Carla Hamilton's Keller Kunst exhibit closed on Friday, drawing many esteemed local artists and art enthusiasts from the Duluth area to the Robert Powless Cultural Center. Carla's pieces are ornate, working with a wide variety of mediums and topics, and each is a deeply personal window into the artist's fascinating journey. The exhibit ran from 5:30-7:30, with refreshments and a casual but communal atmosphere. Carla herself could be seen speaking individually with almost everyone in attendance, although she preferred not to make a speech on stage, staying at a more personal level of dialogue and interaction.
Like many great artists, Carla Hamilton's art comes from the heart, and she shared some insights into her inspiration, life experience, and creative process. Carla, born and raised in Duluth, later went on to spend twenty years working and living in Germany, and many of her works are influenced by German language and culture. In several of her collages (although Carla's work is detailed and multifaceted enough that the label of "collage" doesn't do them justice) the artist incorporates the work's titles, and several contain titles or messages in German.
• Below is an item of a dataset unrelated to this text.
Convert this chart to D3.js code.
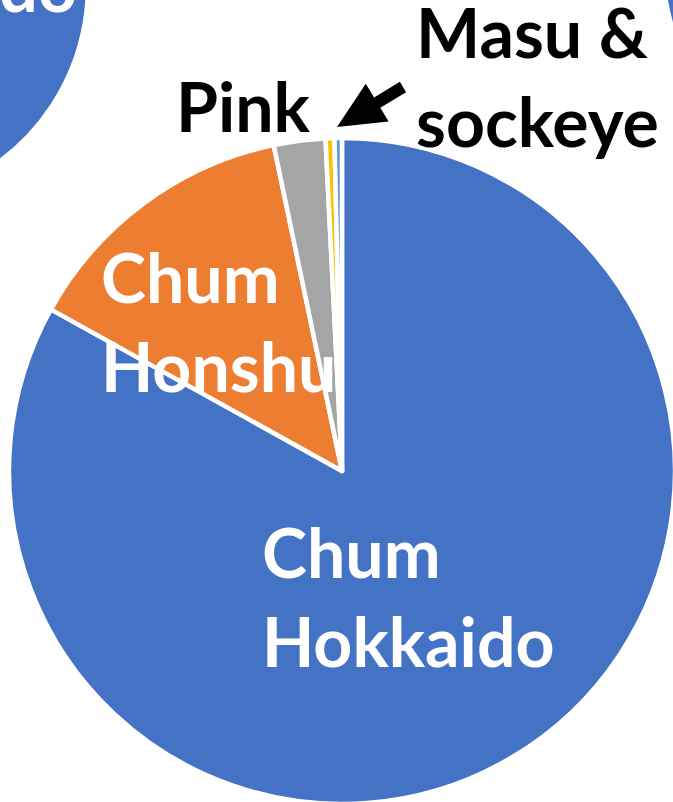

One in particular has a background made almost entirely of maps, all from Germany.
Upon returning to the U.S, Carla's work changed somewhat. One more recent piece was a gallery of disapproving masks, entitled Neighbors, in which the artist criticized the patronizing, passive-aggressive attitudes that mark Minnesotan subcultures. "It made people uncomfortable," mentioned Carla, adding that positive change tended to grow from that discomfort.
As the brief interview concluded, Carla considered her creative process and the influence this multicultural experience has had on her. Learning the art of balancing a creative lifestyle and learning from many sources has been her focus since before her time and Germany, and she believes now she's just about got it right. "I still don't know where I belong," said Carla with a smile. "At this point, I don't really care."